### MATERIAL PROVIDED
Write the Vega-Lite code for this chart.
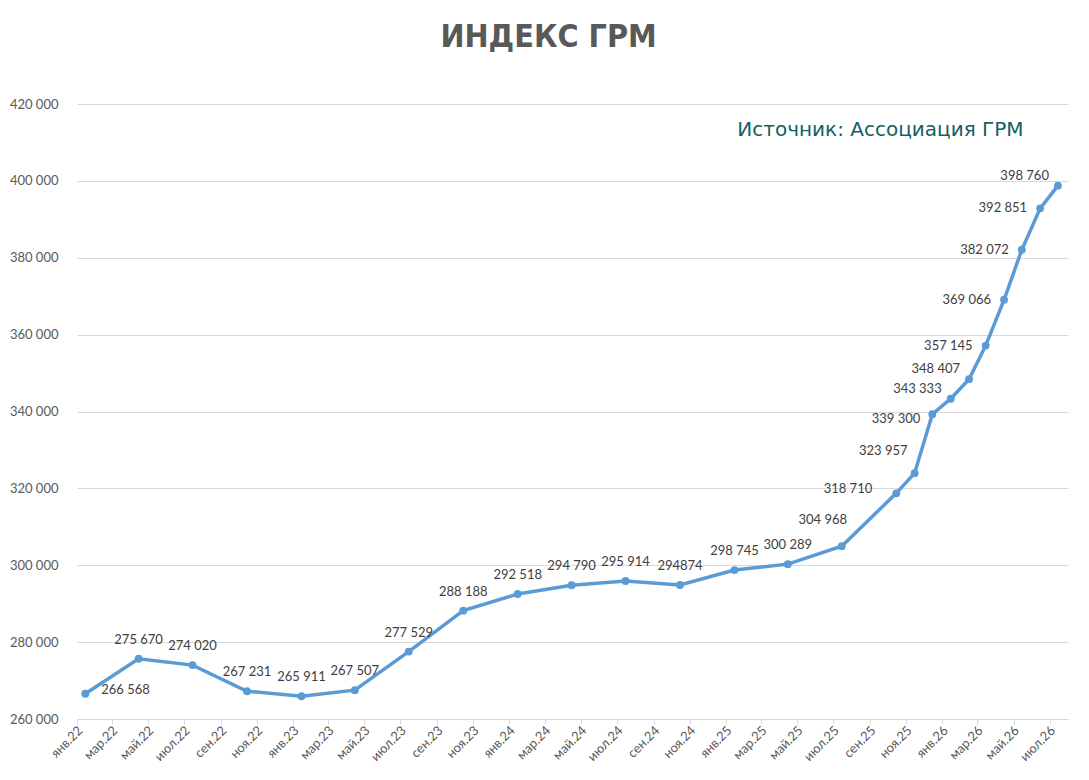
{
  "$schema": "https://vega.github.io/schema/vega-lite/v6.json",
  "autosize": {"type": "none"},
  "padding": {"left": 77, "top": 104, "right": 21, "bottom": 61},
  "width": 991,
  "height": 615,
  "background": "white",
  "title": {
    "text": "ИНДЕКС ГРМ",
    "font": "DejaVu Sans Condensed",
    "fontSize": 32,
    "fontWeight": "bold",
    "color": "#595959",
    "anchor": "middle",
    "dx": -24,
    "offset": 44
  },
  "data": {
    "values": [
      {"date": "2022-01-15", "value": 266568, "label": "266 568"},
      {"date": "2022-04-15", "value": 275670, "label": "275 670"},
      {"date": "2022-07-15", "value": 274020, "label": "274 020"},
      {"date": "2022-10-15", "value": 267231, "label": "267 231"},
      {"date": "2023-01-15", "value": 265911, "label": "265 911"},
      {"date": "2023-04-15", "value": 267507, "label": "267 507"},
      {"date": "2023-07-15", "value": 277529, "label": "277 529"},
      {"date": "2023-10-15", "value": 288188, "label": "288 188"},
      {"date": "2024-01-15", "value": 292518, "label": "292 518"},
      {"date": "2024-04-15", "value": 294790, "label": "294 790"},
      {"date": "2024-07-15", "value": 295914, "label": "295 914"},
      {"date": "2024-10-15", "value": 294874, "label": "294874"},
      {"date": "2025-01-15", "value": 298745, "label": "298 745"},
      {"date": "2025-04-15", "value": 300289, "label": "300 289"},
      {"date": "2025-07-15", "value": 304968, "label": "304 968"},
      {"date": "2025-10-15", "value": 318710, "label": "318 710"},
      {"date": "2025-11-15", "value": 323957, "label": "323 957"},
      {"date": "2025-12-15", "value": 339300, "label": "339 300"},
      {"date": "2026-01-15", "value": 343333, "label": "343 333"},
      {"date": "2026-02-15", "value": 348407, "label": "348 407"},
      {"date": "2026-03-15", "value": 357145, "label": "357 145"},
      {"date": "2026-04-15", "value": 369066, "label": "369 066"},
      {"date": "2026-05-15", "value": 382072, "label": "382 072"},
      {"date": "2026-06-15", "value": 392851, "label": "392 851"},
      {"date": "2026-07-15", "value": 398760, "label": "398 760"}
    ]
  },
  "encoding": {
    "x": {
      "field": "date",
      "type": "temporal",
      "scale": {
        "domain": [
          {"year": 2022, "month": 1, "date": 1, "utc": true},
          {"year": 2026, "month": 8, "date": 1, "utc": true}
        ],
        "nice": false
      },
      "axis": {
        "title": null,
        "grid": false,
        "domainColor": "#D9D9D9",
        "tickColor": "#D9D9D9",
        "tickSize": 5,
        "tickCount": {"interval": "month", "step": 2},
        "labelAngle": -45,
        "labelAlign": "right",
        "labelBaseline": "middle",
        "labelPadding": 4,
        "labelOffset": 3,
        "labelFont": "Lato",
        "labelFontSize": 13,
        "labelColor": "#595959",
        "labelOverlap": false,
        "labelFlush": false,
        "labelBound": false,
        "labelExpr": "['янв','фев','мар','апр','май','июн','июл','авг','сен','окт','ноя','дек'][month(datum.value)] + '.' + timeFormat(datum.value, '%y')"
      }
    },
    "y": {
      "field": "value",
      "type": "quantitative",
      "scale": {"domain": [260000, 420000], "nice": false, "zero": false},
      "axis": {
        "title": null,
        "values": [260000, 280000, 300000, 320000, 340000, 360000, 380000, 400000, 420000],
        "grid": true,
        "gridColor": "#D9D9D9",
        "domain": false,
        "ticks": false,
        "labelPadding": 19,
        "labelFont": "Lato",
        "labelFontSize": 13,
        "labelColor": "#595959",
        "labelExpr": "replace(format(datum.value, ','), ',', ' ')"
      }
    }
  },
  "layer": [
    {"mark": {"type": "line", "color": "#5B9BD5", "strokeWidth": 3.5}},
    {"mark": {"type": "point", "filled": true, "color": "#5B9BD5", "size": 62, "opacity": 1}},
    {
      "transform": [{"filter": {"field": "label", "oneOf": ["266 568"]}}],
      "mark": {"type": "text", "font": "Lato", "fontSize": 13, "color": "#404040", "align": "left", "baseline": "middle", "dx": 16, "dy": -4},
      "encoding": {"text": {"field": "label"}}
    },
    {
      "transform": [{"filter": {"field": "label", "oneOf": ["275 670", "274 020", "267 231", "265 911", "267 507", "277 529", "288 188", "292 518", "294 790", "295 914", "294874", "298 745", "300 289"]}}],
      "mark": {"type": "text", "font": "Lato", "fontSize": 13, "color": "#404040", "align": "center", "baseline": "middle", "dy": -19},
      "encoding": {"text": {"field": "label"}}
    },
    {
      "transform": [{"filter": {"field": "label", "oneOf": ["304 968"]}}],
      "mark": {"type": "text", "font": "Lato", "fontSize": 13, "color": "#404040", "align": "center", "baseline": "middle", "dx": -19, "dy": -26},
      "encoding": {"text": {"field": "label"}}
    },
    {
      "transform": [{"filter": {"field": "label", "oneOf": ["318 710"]}}],
      "mark": {"type": "text", "font": "Lato", "fontSize": 13, "color": "#404040", "align": "right", "baseline": "middle", "dx": -24, "dy": -4},
      "encoding": {"text": {"field": "label"}}
    },
    {
      "transform": [{"filter": {"field": "label", "oneOf": ["323 957"]}}],
      "mark": {"type": "text", "font": "Lato", "fontSize": 13, "color": "#404040", "align": "right", "baseline": "middle", "dx": -7, "dy": -22},
      "encoding": {"text": {"field": "label"}}
    },
    {
      "transform": [{"filter": {"field": "label", "oneOf": ["339 300"]}}],
      "mark": {"type": "text", "font": "Lato", "fontSize": 13, "color": "#404040", "align": "right", "baseline": "middle", "dx": -12, "dy": 5},
      "encoding": {"text": {"field": "label"}}
    },
    {
      "transform": [{"filter": {"field": "label", "oneOf": ["343 333", "348 407", "398 760"]}}],
      "mark": {"type": "text", "font": "Lato", "fontSize": 13, "color": "#404040", "align": "right", "baseline": "middle", "dx": -9, "dy": -10},
      "encoding": {"text": {"field": "label"}}
    },
    {
      "transform": [{"filter": {"field": "label", "oneOf": ["357 145", "369 066", "382 072", "392 851"]}}],
      "mark": {"type": "text", "font": "Lato", "fontSize": 13, "color": "#404040", "align": "right", "baseline": "middle", "dx": -13, "dy": 0},
      "encoding": {"text": {"field": "label"}}
    },
    {
      "transform": [{"filter": {"field": "label", "oneOf": ["398 760"]}}],
      "mark": {"type": "text", "font": "DejaVu Sans", "fontSize": 20, "color": "#14605F", "align": "right", "baseline": "middle", "text": "Источник: Ассоциация ГРМ"},
      "encoding": {
        "x": {"datum": {"year": 2026, "month": 5, "date": 18, "utc": true}, "type": "temporal"},
        "y": {"datum": 413200, "type": "quantitative"}
      }
    }
  ],
  "config": {"view": {"stroke": null}}
}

### OBJECTIVE
Replicate the material above verbatim; images stay out of the copy.

### WRITTEN ANSWER
Write the Vega-Lite code for this chart.
{
  "$schema": "https://vega.github.io/schema/vega-lite/v6.json",
  "autosize": {"type": "none"},
  "padding": {"left": 77, "top": 104, "right": 21, "bottom": 61},
  "width": 991,
  "height": 615,
  "background": "white",
  "title": {
    "text": "ИНДЕКС ГРМ",
    "font": "DejaVu Sans Condensed",
    "fontSize": 32,
    "fontWeight": "bold",
    "color": "#595959",
    "anchor": "middle",
    "dx": -24,
    "offset": 44
  },
  "data": {
    "values": [
      {"date": "2022-01-15", "value": 266568, "label": "266 568"},
      {"date": "2022-04-15", "value": 275670, "label": "275 670"},
      {"date": "2022-07-15", "value": 274020, "label": "274 020"},
      {"date": "2022-10-15", "value": 267231, "label": "267 231"},
      {"date": "2023-01-15", "value": 265911, "label": "265 911"},
      {"date": "2023-04-15", "value": 267507, "label": "267 507"},
      {"date": "2023-07-15", "value": 277529, "label": "277 529"},
      {"date": "2023-10-15", "value": 288188, "label": "288 188"},
      {"date": "2024-01-15", "value": 292518, "label": "292 518"},
      {"date": "2024-04-15", "value": 294790, "label": "294 790"},
      {"date": "2024-07-15", "value": 295914, "label": "295 914"},
      {"date": "2024-10-15", "value": 294874, "label": "294874"},
      {"date": "2025-01-15", "value": 298745, "label": "298 745"},
      {"date": "2025-04-15", "value": 300289, "label": "300 289"},
      {"date": "2025-07-15", "value": 304968, "label": "304 968"},
      {"date": "2025-10-15", "value": 318710, "label": "318 710"},
      {"date": "2025-11-15", "value": 323957, "label": "323 957"},
      {"date": "2025-12-15", "value": 339300, "label": "339 300"},
      {"date": "2026-01-15", "value": 343333, "label": "343 333"},
      {"date": "2026-02-15", "value": 348407, "label": "348 407"},
      {"date": "2026-03-15", "value": 357145, "label": "357 145"},
      {"date": "2026-04-15", "value": 369066, "label": "369 066"},
      {"date": "2026-05-15", "value": 382072, "label": "382 072"},
      {"date": "2026-06-15", "value": 392851, "label": "392 851"},
      {"date": "2026-07-15", "value": 398760, "label": "398 760"}
    ]
  },
  "encoding": {
    "x": {
      "field": "date",
      "type": "temporal",
      "scale": {
        "domain": [
          {"year": 2022, "month": 1, "date": 1, "utc": true},
          {"year": 2026, "month": 8, "date": 1, "utc": true}
        ],
        "nice": false
      },
      "axis": {
        "title": null,
        "grid": false,
        "domainColor": "#D9D9D9",
        "tickColor": "#D9D9D9",
        "tickSize": 5,
        "tickCount": {"interval": "month", "step": 2},
        "labelAngle": -45,
        "labelAlign": "right",
        "labelBaseline": "middle",
        "labelPadding": 4,
        "labelOffset": 3,
        "labelFont": "Lato",
        "labelFontSize": 13,
        "labelColor": "#595959",
        "labelOverlap": false,
        "labelFlush": false,
        "labelBound": false,
        "labelExpr": "['янв','фев','мар','апр','май','июн','июл','авг','сен','окт','ноя','дек'][month(datum.value)] + '.' + timeFormat(datum.value, '%y')"
      }
    },
    "y": {
      "field": "value",
      "type": "quantitative",
      "scale": {"domain": [260000, 420000], "nice": false, "zero": false},
      "axis": {
        "title": null,
        "values": [260000, 280000, 300000, 320000, 340000, 360000, 380000, 400000, 420000],
        "grid": true,
        "gridColor": "#D9D9D9",
        "domain": false,
        "ticks": false,
        "labelPadding": 19,
        "labelFont": "Lato",
        "labelFontSize": 13,
        "labelColor": "#595959",
        "labelExpr": "replace(format(datum.value, ','), ',', ' ')"
      }
    }
  },
  "layer": [
    {"mark": {"type": "line", "color": "#5B9BD5", "strokeWidth": 3.5}},
    {"mark": {"type": "point", "filled": true, "color": "#5B9BD5", "size": 62, "opacity": 1}},
    {
      "transform": [{"filter": {"field": "label", "oneOf": ["266 568"]}}],
      "mark": {"type": "text", "font": "Lato", "fontSize": 13, "color": "#404040", "align": "left", "baseline": "middle", "dx": 16, "dy": -4},
      "encoding": {"text": {"field": "label"}}
    },
    {
      "transform": [{"filter": {"field": "label", "oneOf": ["275 670", "274 020", "267 231", "265 911", "267 507", "277 529", "288 188", "292 518", "294 790", "295 914", "294874", "298 745", "300 289"]}}],
      "mark": {"type": "text", "font": "Lato", "fontSize": 13, "color": "#404040", "align": "center", "baseline": "middle", "dy": -19},
      "encoding": {"text": {"field": "label"}}
    },
    {
      "transform": [{"filter": {"field": "label", "oneOf": ["304 968"]}}],
      "mark": {"type": "text", "font": "Lato", "fontSize": 13, "color": "#404040", "align": "center", "baseline": "middle", "dx": -19, "dy": -26},
      "encoding": {"text": {"field": "label"}}
    },
    {
      "transform": [{"filter": {"field": "label", "oneOf": ["318 710"]}}],
      "mark": {"type": "text", "font": "Lato", "fontSize": 13, "color": "#404040", "align": "right", "baseline": "middle", "dx": -24, "dy": -4},
      "encoding": {"text": {"field": "label"}}
    },
    {
      "transform": [{"filter": {"field": "label", "oneOf": ["323 957"]}}],
      "mark": {"type": "text", "font": "Lato", "fontSize": 13, "color": "#404040", "align": "right", "baseline": "middle", "dx": -7, "dy": -22},
      "encoding": {"text": {"field": "label"}}
    },
    {
      "transform": [{"filter": {"field": "label", "oneOf": ["339 300"]}}],
      "mark": {"type": "text", "font": "Lato", "fontSize": 13, "color": "#404040", "align": "right", "baseline": "middle", "dx": -12, "dy": 5},
      "encoding": {"text": {"field": "label"}}
    },
    {
      "transform": [{"filter": {"field": "label", "oneOf": ["343 333", "348 407", "398 760"]}}],
      "mark": {"type": "text", "font": "Lato", "fontSize": 13, "color": "#404040", "align": "right", "baseline": "middle", "dx": -9, "dy": -10},
      "encoding": {"text": {"field": "label"}}
    },
    {
      "transform": [{"filter": {"field": "label", "oneOf": ["357 145", "369 066", "382 072", "392 851"]}}],
      "mark": {"type": "text", "font": "Lato", "fontSize": 13, "color": "#404040", "align": "right", "baseline": "middle", "dx": -13, "dy": 0},
      "encoding": {"text": {"field": "label"}}
    },
    {
      "transform": [{"filter": {"field": "label", "oneOf": ["398 760"]}}],
      "mark": {"type": "text", "font": "DejaVu Sans", "fontSize": 20, "color": "#14605F", "align": "right", "baseline": "middle", "text": "Источник: Ассоциация ГРМ"},
      "encoding": {
        "x": {"datum": {"year": 2026, "month": 5, "date": 18, "utc": true}, "type": "temporal"},
        "y": {"datum": 413200, "type": "quantitative"}
      }
    }
  ],
  "config": {"view": {"stroke": null}}
}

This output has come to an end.